Zesa needs US$2,5 billion to end load-shedding as the country grapples with subdued local power generation.

The power utility battles acute challenges in getting its monthly requirement of US$17 million to import electricity from the Reserve Bank of Zimbabwe.

The need to import electricity is being driven by the prevailing power deficit of about 1 600MW due to increased demand and poor power generation from hydro and thermal energy sources.

Zesa owes HCB millions of dollars and the power utility was the second largest debtor to HCB in 2020, after EDM, Mozambique’s power utility, according to HCB’s financial statements for 2020.

HCB operates the Cabora Bassa Dam on the Zambezi, a major power supplier to the region.

Zesa imports part of its power from Mozambique as local power generation remains under strain due to aging equipment.

The country’s daily power demand stands at between 1 400MW and 1 500MW, but Zesa generated less than 900MW.

Zimbabwe’s plan to cut power imports involves investment in extending the life of six units at the Hwange Power Station and adding two new units.

Before the Kariba Power Station upgrade added 300MW to the 750MW hydro-electrical plant in March 2018, the Hwange Power station was the country’s biggest.

To fix diminishing output due to frequent breakdowns of its antiquated plants, Hwange is adding two new units, 7 and 8, at a cost of US$1,1 billion.

Zimbabwe’s independent power producers (IPPs), according to the document, contributed 98, 51 Gigawatt Hours (GWh) to the national grid in the first quarter of 2022, after a significant increase in output, representing 4% of the total.

The IPPs increased the power production by 56,1% in the first quarter of 2022 compared to the previous period and this is attributed to the commissioning of a new generation and increased production activity.

The IPPs are contributing 98,51 MW capacity to the 1 450MW being generated by the Zimbabwe Power Company (ZPC), which is a Zesa Holdings subsidiary.

According to the document, Zesa Holdings is losing at least US$4 million per year due to vandalism. About 30% of lost revenue is due to vandalism of copper cables, while another 30% is damage and theft of transformers. The remaining percentage covers electrical cables and other accessories.

Zesa is owed over ZW$15 billion (US$37,1 million) by consumers over non-payment of electricity services by the debtors in the industry and the government.

Another major challenge for the power utility is its inability to charge a cost-effective tariff where Zesa requires foreign currency for operations but charges tariffs in local currency.
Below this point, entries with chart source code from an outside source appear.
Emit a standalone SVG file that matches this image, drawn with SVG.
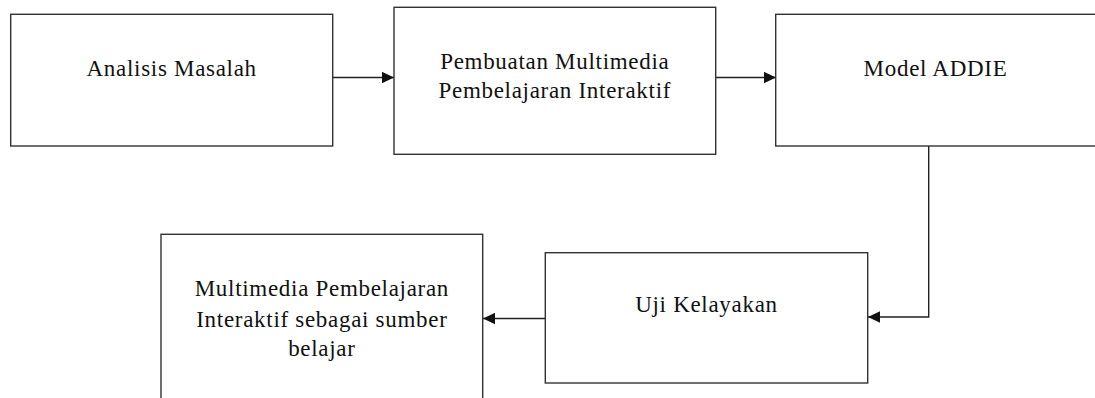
<svg xmlns="http://www.w3.org/2000/svg" width="1095" height="398" viewBox="0 0 1095 398">
  <style>
    .box { fill: #ffffff; stroke: #333333; stroke-width: 1.4; }
    .lbl { font-family: "Liberation Serif", "Times New Roman", serif; font-size: 23px; letter-spacing: 0.7px; fill: #111111; text-anchor: middle; }
    .edge { fill: none; stroke: #222222; stroke-width: 1.4; marker-end: url(#arrow); }
  </style>
  <defs>
    <marker id="arrow" markerUnits="userSpaceOnUse" markerWidth="12" markerHeight="12" viewBox="0 0 12 12" refX="12" refY="6" orient="auto">
      <path d="M0,0.3 L12,6 L0,11.7 Z" fill="#111111"/>
    </marker>
  </defs>
  <rect width="1095" height="398" fill="#ffffff"/>

  <g id="connectors">
    <path class="edge" d="M333,77.5 L394,77.5"/>
    <path class="edge" d="M716,77.5 L776,77.5"/>
    <path class="edge" d="M928.7,146 L928.7,317 L868,317"/>
    <path class="edge" d="M545,318.5 L483,318.5"/>
  </g>

  <g id="node-analisis">
    <rect class="box" x="10.7" y="14.3" width="322" height="131.7"/>
    <text class="lbl" x="171.7" y="76">Analisis Masalah</text>
  </g>

  <g id="node-pembuatan">
    <rect class="box" x="394" y="7.3" width="321.7" height="147"/>
    <text class="lbl" x="554.8" y="69">Pembuatan Multimedia</text>
    <text class="lbl" x="554.8" y="98.3">Pembelajaran Interaktif</text>
  </g>

  <g id="node-addie">
    <rect class="box" x="775.7" y="14.3" width="322" height="131.7"/>
    <text class="lbl" x="935.5" y="76">Model ADDIE</text>
  </g>

  <g id="node-uji">
    <rect class="box" x="545.3" y="252.7" width="322.4" height="130.3"/>
    <text class="lbl" x="706.5" y="311.7">Uji Kelayakan</text>
  </g>

  <g id="node-sumber">
    <rect class="box" x="161" y="234.3" width="321.7" height="170"/>
    <text class="lbl" x="321.9" y="296">Multimedia Pembelajaran</text>
    <text class="lbl" x="321.9" y="326.5">Interaktif sebagai sumber</text>
    <text class="lbl" x="321.9" y="356">belajar</text>
  </g>
</svg>
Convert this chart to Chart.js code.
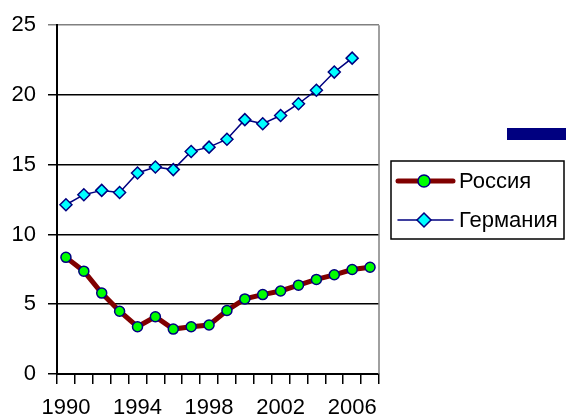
<!DOCTYPE html>
<html>
<head>
<meta charset="utf-8">
<script src="https://cdn.jsdelivr.net/npm/chart.js@4/dist/chart.umd.min.js"></script>
<style>
  html, body { margin: 0; padding: 0; background: #fff; }
  #wrap { width: 566px; height: 420px; position: relative; }
</style>
</head>
<body>
<div id="wrap"><canvas id="chart" width="566" height="420"></canvas></div>
<script>
// Годы и значения рядов
const years = ['1990', '1991', '1992', '1993', '1994', '1995', '1996', '1997', '1998',
               '1999', '2000', '2001', '2002', '2003', '2004', '2005', '2006', '2007'];
const russia = [8.36, 7.37, 5.80, 4.50, 3.39, 4.10, 3.22, 3.39, 3.51,
                4.55, 5.38, 5.69, 5.95, 6.37, 6.78, 7.11, 7.49, 7.65];
const germany = [12.13, 12.85, 13.16, 13.01, 14.41, 14.84, 14.65, 15.95, 16.26,
                 16.83, 18.23, 17.94, 18.53, 19.37, 20.34, 21.64, 22.64, null];
const yTicks = [0, 5, 10, 15, 20, 25];

const FONT = "'Liberation Sans', Arial, sans-serif";
const FONT_SIZE = 22;

// Рамка справа, легенда и синяя полоска
const extrasPlugin = {
    id: 'extras',
    afterDraw(chart) {
        const ctx = chart.ctx;
        const area = chart.chartArea;
        ctx.save();

        // правая граница области построения
        ctx.strokeStyle = '#808080';
        ctx.lineWidth = 1.5;
        ctx.beginPath();
        ctx.moveTo(area.right, area.top);
        ctx.lineTo(area.right, area.bottom);
        ctx.stroke();

        // синяя полоска
        ctx.fillStyle = '#000080';
        ctx.fillRect(507, 128, 59, 12);

        // легенда
        ctx.fillStyle = '#fff';
        ctx.fillRect(391, 161, 173, 78);
        ctx.strokeStyle = '#000';
        ctx.lineWidth = 1.5;
        ctx.strokeRect(391, 161, 173, 78);

        const rows = [181, 220];
        chart.data.datasets.forEach((ds, i) => {
            const y = rows[i];
            ctx.strokeStyle = ds.borderColor;
            ctx.lineWidth = ds.borderWidth;
            ctx.lineCap = 'round';
            ctx.beginPath();
            ctx.moveTo(398, y);
            ctx.lineTo(453, y);
            ctx.stroke();

            // маркер в легенде чуть крупнее, чем на графике
            const r = ds.pointRadius + 1;
            ctx.fillStyle = ds.pointBackgroundColor;
            ctx.strokeStyle = ds.pointBorderColor;
            ctx.lineWidth = ds.pointBorderWidth;
            ctx.beginPath();
            if (ds.pointStyle === 'circle') {
                ctx.arc(424, y, r, 0, Math.PI * 2);
            } else {
                ctx.moveTo(424, y - r);
                ctx.lineTo(424 + r, y);
                ctx.lineTo(424, y + r);
                ctx.lineTo(424 - r, y);
                ctx.closePath();
            }
            ctx.fill();
            ctx.stroke();

            ctx.fillStyle = '#000';
            ctx.font = FONT_SIZE + 'px ' + FONT;
            ctx.textBaseline = 'middle';
            ctx.textAlign = 'left';
            ctx.fillText(ds.label, 459, y + 1);
        });
        ctx.restore();
    }
};

const ctx = document.getElementById('chart').getContext('2d');
new Chart(ctx, {
    type: 'line',
    data: {
        labels: years,
        datasets: [
            {
                label: 'Россия',
                data: russia,
                borderColor: '#800000',
                borderWidth: 5,
                pointStyle: 'circle',
                pointRadius: 5,
                pointBackgroundColor: '#00ff00',
                pointBorderColor: '#000080',
                pointBorderWidth: 1.5,
                tension: 0
            },
            {
                label: 'Германия',
                data: germany,
                borderColor: '#000080',
                borderWidth: 1.5,
                pointStyle: 'rectRot',
                pointRadius: 6,
                pointBackgroundColor: '#00ffff',
                pointBorderColor: '#000080',
                pointBorderWidth: 1.5,
                tension: 0
            }
        ]
    },
    options: {
        responsive: false,
        animation: false,
        events: [],
        layout: { padding: { top: 23, right: 187, left: 0, bottom: 0 } },
        plugins: {
            legend: { display: false },
            tooltip: { enabled: false }
        },
        scales: {
            x: {
                offset: true,
                afterFit(scale) { scale.height = 46; },
                border: { color: '#000', width: 2 },
                grid: {
                    offset: true,
                    drawOnChartArea: false,
                    color: '#000',
                    lineWidth: 1.5,
                    tickLength: 10
                },
                ticks: {
                    autoSkip: false,
                    maxRotation: 0,
                    padding: 11,
                    color: '#000',
                    font: { family: FONT, size: FONT_SIZE },
                    callback: function(value, index) {
                        return index % 4 === 0 ? years[index] : '';
                    }
                }
            },
            y: {
                min: 0,
                max: 25,
                afterFit(scale) { scale.width = 57; },
                afterBuildTicks(scale) {
                    scale.ticks = yTicks.map(v => ({ value: v }));
                },
                border: { color: '#000', width: 2 },
                grid: {
                    color: ctx => ctx.tick && ctx.tick.value === 25 ? '#808080' : '#000',
                    lineWidth: 1.5,
                    tickLength: 9
                },
                ticks: {
                    padding: 12,
                    color: '#000',
                    font: { family: FONT, size: FONT_SIZE }
                }
            }
        }
    },
    plugins: [extrasPlugin]
});
</script>
</body>
</html>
Meanwhile, the continued crippling power challenges are expected to negatively hit the mining sector’s target to reach US$12 billion by 2023, industry players warned this week.

The mining sector, which relies on power for production, is reeling under the ravages of a prolonged power crisis, throwing mining targets off the rails.

Mining is the country’s largest foreign currency earner which is critical to the economy. The government expects the sector to generate US$20 billion by 2030.

“Inadequate power supply to meet current and future expansion projects may weigh down the potential of the mining sector,” Chamber of Mines president Collin Chibafa said in a written response to the Zimbabwe Independent.

“Key headwinds facing the industry are the weakening global economy which may negatively impact prices of commodities and the unfavourable foreign exchange shortfalls which may hinder the sector’s expansion plans.”

The country is battling subdued local power generation and miners have been affected by this latest predicament.

Chibafa said a strong recovery of the mining industry over the past two years has culminated in a significant increase in mineral production and export earnings.

“Should favourable prices and a conducive operating environment be achieved for the sector, there is no reason why a US$12 billion mining industry cannot be attained,” he said.

“The mining sector is currently operating at average capacity utilisation estimated at around 80% and varies across mineral sub-sectors.”

The gold industry is operating at around 85%, the platinum group of minerals (PGMs) operating at full capacity while other sub-sectors are operating at between 60% and 80%.

Mines and Mining Development deputy minister Polite Kambamura, however, said the sector was on the verge of reaching the US$12 billion target despite the operating environment.

“The mining sector is on the verge of achieving the US$12 billion milestone which is anchored on the minerals such as gold, platinum, diamond, coal, iron, steel, and lithium,” he said.

“There are a lot of projects that are going on. Come 2023, the dream will be a reality. The coming in of other external players in the acquisition of the mineral stake increases the production as seen in the PMGs, the acquisition of Arcadia mine.”

Early this year, Kambamura said gold was expected to contribute US$4 billion, platinum US$3 billion, while chrome, iron, steel, diamonds and coal will rake in US$1 billion.

Lithium is expected to contribute US$500 million while other minerals will contribute US$1,5 billion.